Posted by Klaus on October 01, 2001 at 08:30:27:
In Reply to: Re: Bell creases as a sound factor posted by Matt G on September 30, 2001 at 22:29:06:
My 3 front bells are detachable. And I am glad they are. I would rather not attempt to transport neither fixed bell sousas nor a fixed front bell tuba. I am aware, that at least King has made fixed front bell tubas, but the cases must have been monsters with the the only advantage, that the musicians could use them as beds on tour.
This said I am not quite sure, that your valid considerations are giving the whole answer.
The non-ringing situation of my 40K could be found to support your point. Mounting the bell takes a very good grip. Not that it is out of round. The assembly just has a very tight fit.
But then the bell of my York Master should ring, because the fit is a good deal looser.
And the afterglowing bell of my 26K has a not particularly loose fit.
Somehow I think, that the sonic result of a too loose fit mostly would occur as a buzz, sympathetic or non-sympathetic to the tone played. In the sousa cases very noticeable to the left ear of the player. I actually have experienced this on an Eb sousa, that I once tested, but which I of course did not buy.
Loose bell rim threads have been mentioned as the culprits behind ringing bells.
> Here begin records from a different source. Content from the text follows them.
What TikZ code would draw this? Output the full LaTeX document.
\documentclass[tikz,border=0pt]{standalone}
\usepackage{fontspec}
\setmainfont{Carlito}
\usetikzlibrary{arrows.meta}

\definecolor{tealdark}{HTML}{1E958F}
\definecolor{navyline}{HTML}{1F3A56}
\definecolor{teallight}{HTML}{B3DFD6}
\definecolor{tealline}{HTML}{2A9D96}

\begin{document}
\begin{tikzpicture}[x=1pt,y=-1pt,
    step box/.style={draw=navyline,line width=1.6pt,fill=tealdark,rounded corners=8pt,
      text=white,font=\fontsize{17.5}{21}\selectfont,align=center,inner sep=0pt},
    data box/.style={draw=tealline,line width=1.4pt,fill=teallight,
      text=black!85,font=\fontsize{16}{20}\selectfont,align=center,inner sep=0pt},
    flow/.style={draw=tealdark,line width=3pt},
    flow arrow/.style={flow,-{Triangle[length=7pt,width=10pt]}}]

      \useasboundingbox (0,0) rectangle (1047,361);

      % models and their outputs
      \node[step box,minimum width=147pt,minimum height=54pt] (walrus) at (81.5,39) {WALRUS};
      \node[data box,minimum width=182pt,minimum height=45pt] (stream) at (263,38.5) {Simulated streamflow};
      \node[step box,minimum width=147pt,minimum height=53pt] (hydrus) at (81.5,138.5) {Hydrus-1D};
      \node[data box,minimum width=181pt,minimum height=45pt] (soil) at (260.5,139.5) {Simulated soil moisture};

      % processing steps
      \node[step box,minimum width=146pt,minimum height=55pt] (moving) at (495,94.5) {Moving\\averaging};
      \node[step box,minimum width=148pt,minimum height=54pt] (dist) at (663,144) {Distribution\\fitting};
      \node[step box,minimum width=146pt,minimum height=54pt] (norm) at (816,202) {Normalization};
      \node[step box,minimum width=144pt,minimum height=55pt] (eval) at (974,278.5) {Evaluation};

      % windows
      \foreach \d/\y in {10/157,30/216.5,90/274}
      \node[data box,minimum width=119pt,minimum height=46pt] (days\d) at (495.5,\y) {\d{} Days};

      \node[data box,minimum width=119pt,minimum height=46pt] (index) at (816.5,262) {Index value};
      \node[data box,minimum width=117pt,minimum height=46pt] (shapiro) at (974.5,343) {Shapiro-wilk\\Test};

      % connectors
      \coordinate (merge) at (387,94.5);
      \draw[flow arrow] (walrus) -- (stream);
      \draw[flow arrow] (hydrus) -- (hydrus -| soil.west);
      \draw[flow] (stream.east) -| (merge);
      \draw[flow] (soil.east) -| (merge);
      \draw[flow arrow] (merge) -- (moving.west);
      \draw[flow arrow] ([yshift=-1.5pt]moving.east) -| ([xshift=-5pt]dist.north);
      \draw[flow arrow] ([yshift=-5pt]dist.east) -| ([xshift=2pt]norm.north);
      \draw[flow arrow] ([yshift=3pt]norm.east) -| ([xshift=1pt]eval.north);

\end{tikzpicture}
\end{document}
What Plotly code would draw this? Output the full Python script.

I am a bit reluctant to believe so, as I also think that they would give more of a buzzing sound.
I still think that the ringing sound from the bell is a BELL function (as in church bells) of the outer bell area. Initiated by the energy delivered by the airstream of the player be it transmitted by the vibrating airstream out of the bell, by vibrations from the body, or by a combination of both.
I even believe, that if these vibrations were sympathetic to the notes played, then they would not be experienced as problematic, but more as a flavour to the sound of the tuba (actually reports by RD and Lew point in that direction, so it might be a question, whether their experiences actually fit within the terms of bell-ringing/afterglow as found less pleasant by Joe S, by myself, and by others).
The annoyance comes up when the outer bell areas take up an existence as a separate (non-)musical entity somewhat comparable to a well worn rotary valve lever system, that acts as an uncalled-for percussion section.
And that the culprit is sitting in the outer bell area more or less is proven by the statements from Joe S, that he can stop the ringing by gripping the bell rim by his hand, and by me, that a more or less spongy forehead placed on the bell rim will do the same trick, when it comes to afterglows.
My original point, that creases actually stiffen up the bell, so that the BELL function is made impossible, might find support from a very unlikely place:
Some German and Czech brass instruments makers traditionally have worked out of much thinner sheets of brass, than lets say Conn did when making my two sousas from the 1920-ies.
Hence their nickel silver bell-wreaths, which I can not remember from even one single of the multitude of US and UK made instruments I have seen illustrated.
Wreaths are expensive. That might be the reason, why at least one (ex-)GDR maker offered a Jazz trumpet and a Jazz trombone with bells hexagonal (or was it octogonal) right up to the throat. Sold as a design feature. In my eyes more likely a matter of stiffening a very thin sheet of brass.